### Problem to solve
Exactly retype the lines from the top of the data through the line containing "import plotly.graph_objects as go", leaving out every picture.

### Given data
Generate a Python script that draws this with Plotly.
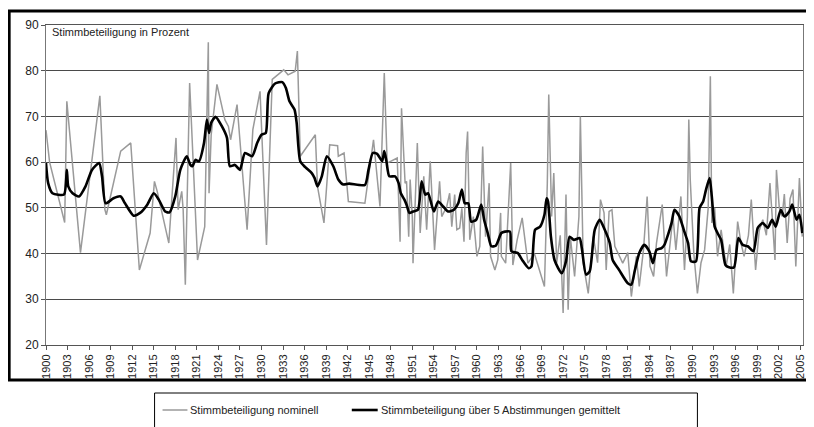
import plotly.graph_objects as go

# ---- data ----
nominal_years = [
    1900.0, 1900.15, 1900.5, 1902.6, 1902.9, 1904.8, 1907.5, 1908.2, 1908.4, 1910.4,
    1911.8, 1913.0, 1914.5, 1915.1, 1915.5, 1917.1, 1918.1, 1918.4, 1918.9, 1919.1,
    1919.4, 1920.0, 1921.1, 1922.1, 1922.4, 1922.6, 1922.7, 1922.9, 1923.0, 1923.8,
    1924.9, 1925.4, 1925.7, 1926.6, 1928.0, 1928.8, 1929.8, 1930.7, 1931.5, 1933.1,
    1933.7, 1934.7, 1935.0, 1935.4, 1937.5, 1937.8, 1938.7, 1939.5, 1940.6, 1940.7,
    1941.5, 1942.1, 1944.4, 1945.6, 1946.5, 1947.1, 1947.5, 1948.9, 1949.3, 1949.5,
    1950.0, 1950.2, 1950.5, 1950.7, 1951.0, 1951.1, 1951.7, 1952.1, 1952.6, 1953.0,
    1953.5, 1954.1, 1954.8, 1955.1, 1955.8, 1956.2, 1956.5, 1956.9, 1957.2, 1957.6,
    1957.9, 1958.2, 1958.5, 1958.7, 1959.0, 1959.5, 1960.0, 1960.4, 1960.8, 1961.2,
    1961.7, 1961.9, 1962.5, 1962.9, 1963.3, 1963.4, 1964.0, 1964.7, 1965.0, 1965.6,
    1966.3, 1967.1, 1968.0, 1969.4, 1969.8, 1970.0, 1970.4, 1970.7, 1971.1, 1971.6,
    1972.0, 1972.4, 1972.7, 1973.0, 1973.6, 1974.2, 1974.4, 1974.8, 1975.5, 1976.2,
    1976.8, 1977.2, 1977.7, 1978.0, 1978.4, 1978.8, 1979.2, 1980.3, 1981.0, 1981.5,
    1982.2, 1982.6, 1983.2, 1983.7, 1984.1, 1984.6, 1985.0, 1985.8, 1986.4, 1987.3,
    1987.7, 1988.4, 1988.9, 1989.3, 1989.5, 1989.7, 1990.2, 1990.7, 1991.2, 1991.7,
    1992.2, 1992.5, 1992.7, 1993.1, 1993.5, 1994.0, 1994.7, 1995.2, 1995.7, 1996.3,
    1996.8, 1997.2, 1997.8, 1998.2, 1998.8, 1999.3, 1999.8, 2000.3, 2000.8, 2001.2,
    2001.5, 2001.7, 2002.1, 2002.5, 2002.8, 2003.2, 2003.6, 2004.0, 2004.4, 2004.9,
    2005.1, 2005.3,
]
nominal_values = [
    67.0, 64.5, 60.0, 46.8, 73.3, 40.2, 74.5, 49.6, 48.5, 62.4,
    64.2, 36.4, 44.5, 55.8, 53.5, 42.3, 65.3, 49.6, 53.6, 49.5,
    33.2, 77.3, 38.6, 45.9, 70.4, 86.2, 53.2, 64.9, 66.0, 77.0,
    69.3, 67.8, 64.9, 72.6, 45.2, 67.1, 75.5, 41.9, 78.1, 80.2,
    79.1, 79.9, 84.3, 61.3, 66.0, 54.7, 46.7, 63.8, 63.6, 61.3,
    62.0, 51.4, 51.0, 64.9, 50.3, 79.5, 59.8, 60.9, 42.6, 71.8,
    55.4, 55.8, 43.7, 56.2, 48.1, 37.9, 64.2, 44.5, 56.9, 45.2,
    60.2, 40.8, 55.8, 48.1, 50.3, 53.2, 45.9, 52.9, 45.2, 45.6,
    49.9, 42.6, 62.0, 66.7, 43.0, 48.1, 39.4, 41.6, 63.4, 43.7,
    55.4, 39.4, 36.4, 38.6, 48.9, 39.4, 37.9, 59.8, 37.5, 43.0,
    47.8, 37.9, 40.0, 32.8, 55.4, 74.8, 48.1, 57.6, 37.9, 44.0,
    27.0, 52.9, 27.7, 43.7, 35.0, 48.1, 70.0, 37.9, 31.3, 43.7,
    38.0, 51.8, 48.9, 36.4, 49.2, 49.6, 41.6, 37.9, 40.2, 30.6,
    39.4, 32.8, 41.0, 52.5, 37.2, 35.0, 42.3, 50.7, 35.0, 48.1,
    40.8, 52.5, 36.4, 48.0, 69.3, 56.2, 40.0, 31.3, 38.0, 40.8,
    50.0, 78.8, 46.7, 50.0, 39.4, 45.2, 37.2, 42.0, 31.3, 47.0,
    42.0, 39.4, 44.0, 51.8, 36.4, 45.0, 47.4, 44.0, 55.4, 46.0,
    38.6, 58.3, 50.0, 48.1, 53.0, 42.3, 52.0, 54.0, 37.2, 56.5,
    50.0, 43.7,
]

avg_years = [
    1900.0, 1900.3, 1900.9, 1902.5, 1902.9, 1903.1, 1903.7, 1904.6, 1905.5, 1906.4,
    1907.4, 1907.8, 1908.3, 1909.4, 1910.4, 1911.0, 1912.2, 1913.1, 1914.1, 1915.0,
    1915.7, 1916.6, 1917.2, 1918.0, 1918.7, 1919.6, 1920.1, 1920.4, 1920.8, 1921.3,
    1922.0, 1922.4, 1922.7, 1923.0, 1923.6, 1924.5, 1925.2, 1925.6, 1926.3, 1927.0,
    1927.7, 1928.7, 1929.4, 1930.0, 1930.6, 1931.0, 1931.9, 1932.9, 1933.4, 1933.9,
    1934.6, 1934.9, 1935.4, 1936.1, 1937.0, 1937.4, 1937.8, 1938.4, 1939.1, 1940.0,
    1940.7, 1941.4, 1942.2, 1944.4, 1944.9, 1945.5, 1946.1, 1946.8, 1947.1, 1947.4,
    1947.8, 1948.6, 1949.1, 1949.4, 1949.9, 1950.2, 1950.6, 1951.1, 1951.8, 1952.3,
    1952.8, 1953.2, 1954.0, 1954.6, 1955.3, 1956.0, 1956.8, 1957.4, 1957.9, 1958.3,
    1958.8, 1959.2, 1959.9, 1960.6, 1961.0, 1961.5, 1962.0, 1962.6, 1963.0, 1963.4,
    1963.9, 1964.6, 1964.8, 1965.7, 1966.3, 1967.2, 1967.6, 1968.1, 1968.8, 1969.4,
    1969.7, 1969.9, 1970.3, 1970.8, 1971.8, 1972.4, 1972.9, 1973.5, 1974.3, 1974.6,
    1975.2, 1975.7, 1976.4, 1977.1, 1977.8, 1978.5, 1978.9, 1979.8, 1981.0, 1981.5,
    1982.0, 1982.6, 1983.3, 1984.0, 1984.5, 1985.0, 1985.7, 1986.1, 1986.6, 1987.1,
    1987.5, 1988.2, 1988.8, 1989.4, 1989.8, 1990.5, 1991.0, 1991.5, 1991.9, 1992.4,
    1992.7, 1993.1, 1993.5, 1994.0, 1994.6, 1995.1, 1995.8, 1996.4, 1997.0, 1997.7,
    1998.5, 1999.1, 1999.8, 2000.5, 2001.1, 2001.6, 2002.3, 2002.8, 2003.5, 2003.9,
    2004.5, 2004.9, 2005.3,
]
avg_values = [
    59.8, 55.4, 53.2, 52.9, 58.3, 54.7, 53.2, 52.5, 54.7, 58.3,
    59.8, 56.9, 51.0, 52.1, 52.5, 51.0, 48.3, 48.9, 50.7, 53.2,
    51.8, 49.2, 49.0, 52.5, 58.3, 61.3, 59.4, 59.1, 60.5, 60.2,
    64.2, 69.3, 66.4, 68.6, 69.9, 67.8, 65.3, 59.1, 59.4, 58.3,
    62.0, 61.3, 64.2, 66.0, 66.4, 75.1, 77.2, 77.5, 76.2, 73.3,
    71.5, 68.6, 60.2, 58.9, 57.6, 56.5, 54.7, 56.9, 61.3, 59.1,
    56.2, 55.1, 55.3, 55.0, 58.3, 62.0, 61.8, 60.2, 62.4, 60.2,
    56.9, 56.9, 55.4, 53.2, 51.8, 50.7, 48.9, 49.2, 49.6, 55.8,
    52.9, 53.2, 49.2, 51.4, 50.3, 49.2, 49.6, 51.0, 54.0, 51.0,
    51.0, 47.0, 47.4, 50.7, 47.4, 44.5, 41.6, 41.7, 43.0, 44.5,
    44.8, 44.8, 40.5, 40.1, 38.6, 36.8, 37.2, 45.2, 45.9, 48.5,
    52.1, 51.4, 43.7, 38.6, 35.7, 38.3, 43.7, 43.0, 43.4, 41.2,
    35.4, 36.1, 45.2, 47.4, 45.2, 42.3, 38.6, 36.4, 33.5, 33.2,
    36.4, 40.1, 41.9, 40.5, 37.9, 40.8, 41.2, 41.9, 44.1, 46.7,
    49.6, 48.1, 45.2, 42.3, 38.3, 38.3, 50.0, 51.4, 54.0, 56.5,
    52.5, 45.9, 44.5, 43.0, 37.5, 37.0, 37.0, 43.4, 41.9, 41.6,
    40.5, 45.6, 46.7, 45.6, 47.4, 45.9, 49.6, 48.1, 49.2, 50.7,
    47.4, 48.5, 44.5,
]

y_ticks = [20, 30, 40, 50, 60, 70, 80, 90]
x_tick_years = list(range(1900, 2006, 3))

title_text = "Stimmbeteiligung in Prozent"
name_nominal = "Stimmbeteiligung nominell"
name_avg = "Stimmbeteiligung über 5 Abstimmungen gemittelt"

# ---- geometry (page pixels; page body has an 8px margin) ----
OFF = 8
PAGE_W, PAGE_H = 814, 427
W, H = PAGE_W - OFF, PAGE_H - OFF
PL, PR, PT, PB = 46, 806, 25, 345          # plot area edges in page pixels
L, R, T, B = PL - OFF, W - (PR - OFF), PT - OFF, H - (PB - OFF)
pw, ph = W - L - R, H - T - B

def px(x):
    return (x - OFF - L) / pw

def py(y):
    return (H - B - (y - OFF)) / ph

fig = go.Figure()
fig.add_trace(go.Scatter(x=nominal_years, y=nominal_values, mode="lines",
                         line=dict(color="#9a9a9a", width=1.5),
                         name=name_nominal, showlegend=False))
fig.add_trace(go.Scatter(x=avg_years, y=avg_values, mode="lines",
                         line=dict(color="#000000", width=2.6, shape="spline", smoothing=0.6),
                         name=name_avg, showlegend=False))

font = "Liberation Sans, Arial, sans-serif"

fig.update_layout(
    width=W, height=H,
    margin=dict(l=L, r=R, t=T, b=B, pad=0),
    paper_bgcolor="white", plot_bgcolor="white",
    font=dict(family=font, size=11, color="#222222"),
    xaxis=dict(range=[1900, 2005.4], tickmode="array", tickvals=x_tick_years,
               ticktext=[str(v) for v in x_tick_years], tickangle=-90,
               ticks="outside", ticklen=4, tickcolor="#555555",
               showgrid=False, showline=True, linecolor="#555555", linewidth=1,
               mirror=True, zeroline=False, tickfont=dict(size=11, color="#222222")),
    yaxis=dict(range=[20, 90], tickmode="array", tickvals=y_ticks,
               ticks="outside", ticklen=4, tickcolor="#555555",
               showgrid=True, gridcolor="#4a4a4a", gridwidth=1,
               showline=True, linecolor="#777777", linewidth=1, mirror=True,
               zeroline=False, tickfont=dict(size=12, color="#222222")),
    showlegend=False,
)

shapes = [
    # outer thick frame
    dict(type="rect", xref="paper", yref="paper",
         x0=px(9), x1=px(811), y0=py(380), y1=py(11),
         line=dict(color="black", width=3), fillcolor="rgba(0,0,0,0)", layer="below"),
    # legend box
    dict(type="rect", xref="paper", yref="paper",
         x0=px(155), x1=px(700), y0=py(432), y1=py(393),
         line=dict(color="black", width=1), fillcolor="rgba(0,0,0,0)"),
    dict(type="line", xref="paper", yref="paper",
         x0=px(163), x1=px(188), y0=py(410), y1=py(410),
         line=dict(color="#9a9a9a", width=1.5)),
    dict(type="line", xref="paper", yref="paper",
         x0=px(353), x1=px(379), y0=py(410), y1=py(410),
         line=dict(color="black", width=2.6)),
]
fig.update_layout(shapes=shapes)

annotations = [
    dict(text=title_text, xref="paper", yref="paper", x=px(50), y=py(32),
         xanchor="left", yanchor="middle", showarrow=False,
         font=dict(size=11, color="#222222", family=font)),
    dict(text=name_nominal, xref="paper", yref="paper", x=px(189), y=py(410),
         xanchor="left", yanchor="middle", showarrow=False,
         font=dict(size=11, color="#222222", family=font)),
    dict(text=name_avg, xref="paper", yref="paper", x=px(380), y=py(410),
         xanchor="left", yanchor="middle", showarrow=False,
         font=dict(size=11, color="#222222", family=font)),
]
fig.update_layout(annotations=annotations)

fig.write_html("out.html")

### Written solution
Generate a Python script that draws this with Plotly.
import plotly.graph_objects as go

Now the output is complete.